Not that this had any sort of revenge-driven purpose. As a matter of fact, we have always got on famously well. This was a man who would always offer an encouraging word after a game and share any thoughts that you sought from him. He is one of the gentlemen of the game that you count yourself lucky to know.

I myself had taken a short break from competitive chess, before my comeback tournament in November 2005; it had only been 18 years since my previous tournament! Actually it was this same fellow who had taken me to my first ever tournament.

When I decided to again play competitive chess, I knew that there was a club in one of our neighbouring cities, Bathurst. I had played chess there when I lived there. I also knew that the other neighbouring city, Orange, had lost their chess club due to this man leaving for another part of the country and no one was able to pick up the reins and organise things as well as he did. I decided to take a gamble and start a chess club in our small town of 3,000 people and see how it went. I also made contact with some of the people who lived in the club-less town and told them that we were open for any players who wished to participate in this great game of chess.

To cut a long story short, we soon had two players from Orange and two players from Cowra, who joined with us to enable us to start an inter-town series of matches with Bathurst. That has now grown to be four clubs with the addition of Dubbo and Katoomba.

Anyhow, at one of the special occasions we organised, who should walk in the door, a ghost from the past!
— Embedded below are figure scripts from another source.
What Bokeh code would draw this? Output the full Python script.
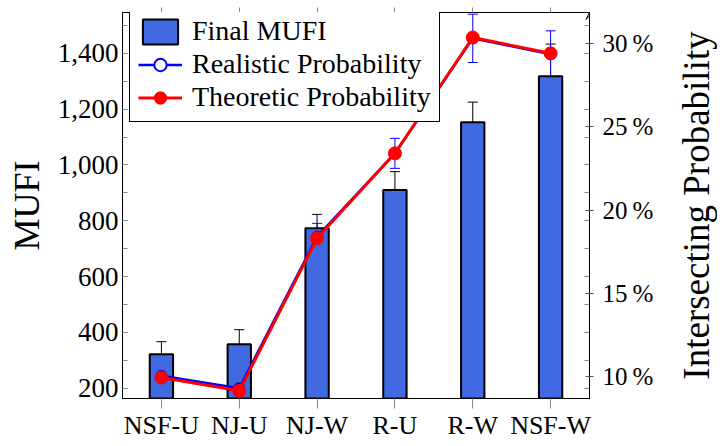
from bokeh.plotting import figure
from bokeh.layouts import row
from bokeh.models import (FactorRange, Range1d, LinearAxis, CategoricalAxis, FixedTicker,
                          NumeralTickFormatter, Whisker, TeeHead, ColumnDataSource, Legend,
                          LegendItem, Arrow, VeeHead)
from bokeh.embed import file_html
from bokeh.resources import INLINE

# ---- data ----
categories = ["NSF-U", "NJ-U", "NJ-W", "R-U", "R-W", "NSF-W"]
mufi = [322, 358, 773, 910, 1153, 1318]
mufi_err = [45, 52, 50, 66, 72, 115]
realistic = [10.05, 9.3, 18.4, 23.4, 30.3, 29.35]
realistic_err = [0.5, 0.8, 0.8, 0.9, 1.45, 1.4]
theoretic = [9.95, 9.15, 18.3, 23.4, 30.35, 29.4]
mufi_ticks = [200, 400, 600, 800, 1000, 1200, 1400]
mufi_minor = list(range(200, 1600, 100))
pct_ticks = [10, 15, 20, 25, 30]

FONT = "Liberation Serif"
GRAY = "#8a8a8a"
P_LO, P_HI = 8.69, 31.85

src = ColumnDataSource(dict(
    cat=categories, mufi=mufi,
    mufi_up=[m + e for m, e in zip(mufi, mufi_err)],
    mufi_lo=[m - e for m, e in zip(mufi, mufi_err)],
    real=realistic,
    real_up=[m + e for m, e in zip(realistic, realistic_err)],
    real_lo=[m - e for m, e in zip(realistic, realistic_err)],
    theo=theoretic,
))

p = figure(x_range=FactorRange(factors=categories, range_padding=0),
           y_range=Range1d(163.5, 1546),
           frame_width=467, frame_height=386,
           output_backend="svg", toolbar_location=None,
           min_border_left=122, min_border_right=83, min_border_top=12, min_border_bottom=0)
p.extra_y_ranges = {"prob": Range1d(P_LO, P_HI)}
p.xgrid.visible = False
p.ygrid.visible = False
p.outline_line_color = "black"
p.outline_line_width = 1
p.outline_line_alpha = 1

# bars
bars = p.vbar(x="cat", top="mufi", bottom=0, width=0.3, source=src,
              fill_color="#4169E1", line_color="black", line_width=2)
p.add_layout(Whisker(base="cat", upper="mufi_up", lower="mufi_lo", source=src,
                     line_color="black", line_width=1,
                     upper_head=TeeHead(size=10, line_color="black", line_width=1),
                     lower_head=TeeHead(size=10, line_color="black", line_width=1)))

# realistic
bl = p.line(x="cat", y="real", source=src, y_range_name="prob", line_color="blue", line_width=2.5)
bs = p.scatter(x="cat", y="real", source=src, y_range_name="prob", size=10,
               fill_color="white", line_color="blue", line_width=2)
p.add_layout(Whisker(base="cat", upper="real_up", lower="real_lo", source=src, y_range_name="prob",
                     line_color="blue", line_width=1,
                     upper_head=TeeHead(size=10, line_color="blue", line_width=1),
                     lower_head=TeeHead(size=10, line_color="blue", line_width=1)))

# theoretic
rl = p.line(x="cat", y="theo", source=src, y_range_name="prob", line_color="red", line_width=3)
rs = p.scatter(x="cat", y="theo", source=src, y_range_name="prob", size=13,
               fill_color="red", line_color="red")

# left axis
ya = p.yaxis[0]
ya.ticker = FixedTicker(ticks=mufi_ticks, minor_ticks=mufi_minor)
ya.formatter = NumeralTickFormatter(format="0,0")
ya.major_tick_in = 5
ya.major_tick_out = 0
ya.minor_tick_in = 5
ya.minor_tick_out = 0
ya.major_tick_line_color = GRAY
ya.minor_tick_line_color = GRAY
ya.axis_line_color = "black"
ya.major_label_text_font = FONT
ya.major_label_text_font_size = "27px"
ya.major_label_text_color = "black"
ya.major_label_standoff = 4
ya.axis_label = "MUFI"
ya.axis_label_text_font = FONT
ya.axis_label_text_font_size = "36px"
ya.axis_label_text_font_style = "normal"
ya.axis_label_text_color = "black"
ya.axis_label_standoff = 8

# bottom axis
xa = p.xaxis[0]
xa.major_tick_out = 10
xa.major_tick_in = 0
xa.major_tick_line_color = GRAY
xa.axis_line_color = "black"
xa.major_label_text_font = FONT
xa.major_label_text_font_size = "26px"
xa.major_label_text_color = "black"
xa.major_label_standoff = 2

# top axis (ticks only, labels not drawn)
top = CategoricalAxis(major_label_text_font_size="1px", major_label_text_color=None,
                      major_tick_out=5, major_tick_in=0,
                      major_tick_line_color=GRAY, axis_line_color="black", major_label_standoff=0)
p.add_layout(top, "above")

# mirrored MUFI ticks on the right (labels not drawn)
mirror = LinearAxis(ticker=FixedTicker(ticks=mufi_ticks, minor_ticks=mufi_minor),
                    major_label_text_font_size="1px", major_label_text_color=None,
                    major_label_standoff=0,
                    major_tick_in=5, major_tick_out=0, minor_tick_in=5, minor_tick_out=0,
                    major_tick_line_color=GRAY, minor_tick_line_color=GRAY,
                    axis_line_color="black")
p.add_layout(mirror, "right")

# percent axis
pax = LinearAxis(y_range_name="prob",
                 ticker=FixedTicker(ticks=pct_ticks, minor_ticks=[]),
                 major_label_overrides={t: f"{t}\u2009%" for t in pct_ticks},
                 major_tick_in=4, major_tick_out=4, major_tick_line_color="#555555",
                 axis_line_color="black",
                 major_label_text_font=FONT, major_label_text_font_size="25px",
                 major_label_text_color="black", major_label_standoff=9)
p.add_layout(pax, "right")

# arrow tip at top of the right axis
p.add_layout(Arrow(x_start=len(categories), x_end=len(categories), y_start=31.0, y_end=P_HI,
                   y_range_name="prob", line_color="black", line_width=1,
                   end=VeeHead(size=7, line_color="black", line_width=1, fill_alpha=0)))

legend = Legend(items=[
    LegendItem(label="Final MUFI", renderers=[bars]),
    LegendItem(label="Realistic Probability", renderers=[bl, bs]),
    LegendItem(label="Theoretic Probability", renderers=[rl, rs]),
], location=(7, 276))
legend.border_line_color = "black"
legend.border_line_width = 1
legend.border_line_alpha = 1
legend.background_fill_alpha = 1
legend.label_text_font = FONT
legend.label_text_font_size = "28px"
legend.label_text_line_height = 1.0
legend.label_text_color = "black"
legend.glyph_width = 44
legend.glyph_height = 31
legend.label_height = 31
legend.spacing = 1
legend.padding = 8
legend.margin = 0
legend.label_standoff = 10
p.add_layout(legend)

# narrow companion figure carrying the right-hand title (reads bottom-to-top)
p2 = figure(x_range=Range1d(0, 1), y_range=Range1d(P_LO, P_HI),
            frame_width=1, frame_height=386, output_backend="svg", toolbar_location=None,
            x_axis_location=None, min_border_left=0, min_border_right=0,
            min_border_top=12, min_border_bottom=0)
p2.xgrid.visible = False
p2.ygrid.visible = False
p2.outline_line_color = None
ax2 = p2.yaxis[0]
ax2.ticker = FixedTicker(ticks=[], minor_ticks=[])
ax2.axis_line_color = None
ax2.major_tick_out = 0
ax2.major_tick_in = 0
ax2.minor_tick_out = 0
ax2.minor_tick_in = 0
ax2.major_label_standoff = 0
ax2.axis_label = "Intersecting Probability"
ax2.axis_label_text_font = FONT
ax2.axis_label_text_font_size = "37px"
ax2.axis_label_text_font_style = "normal"
ax2.axis_label_text_color = "black"
ax2.axis_label_standoff = 0

layout = row(p, p2)
open("out.html", "w").write(file_html(layout, INLINE))
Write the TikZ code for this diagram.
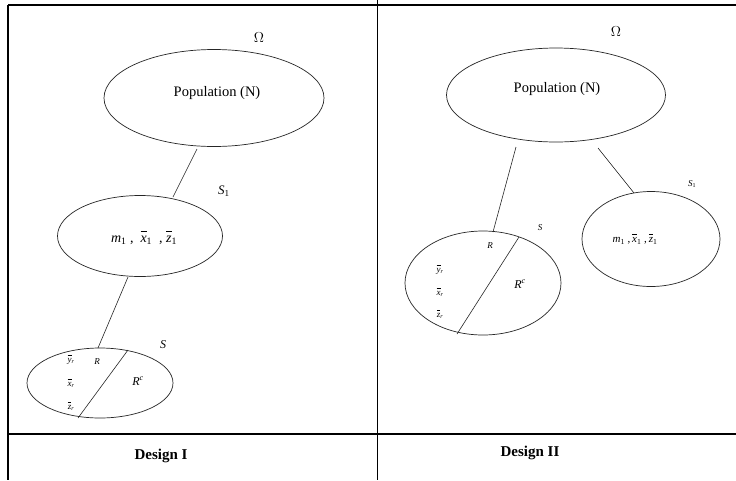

Hurried reintroductions, followed by furious questions of, what have you been up to? what are you doing? how long are you staying for? led to the pleasant discovery that he was now semi retired, living back in Orange, had left chess for bridge, was making a sentimental trip to renew old acquaintances and was making some sort of comeback to chess, having recently taught his grandson how to play the game.

Last night he came to the club with his grandson.  We had four kids there ranging in age from 15 down to 9, we had five adults ranging in age from ... well let’s not depress ourselves with that information.

We played a funny game where each of the juniors played the five adults who were taking turns from board to board in simul fashion. It wasn’t too serious, as the adults were often guilty of helping the kids spot their tactical ideas and even sometimes devilishly playing a move that made life horribly difficult for the player following them! Nice to say that in the end I think the kids got three wins to one!

Then we, my old friend and I, got to play a game, and for all the reasons mentioned above it was like turning back the clock twenty odd years.  For me it was also a bit of a confirmation that all the work that it takes to keep the club going, to have our tournament, to have the inter-club matches, is all worth it when you see great gentlemen like this fellow revelling in the enjoyment of the game.

As to the result of our individual game, that isn’t important, it was the actual fact that it was played that was important to me.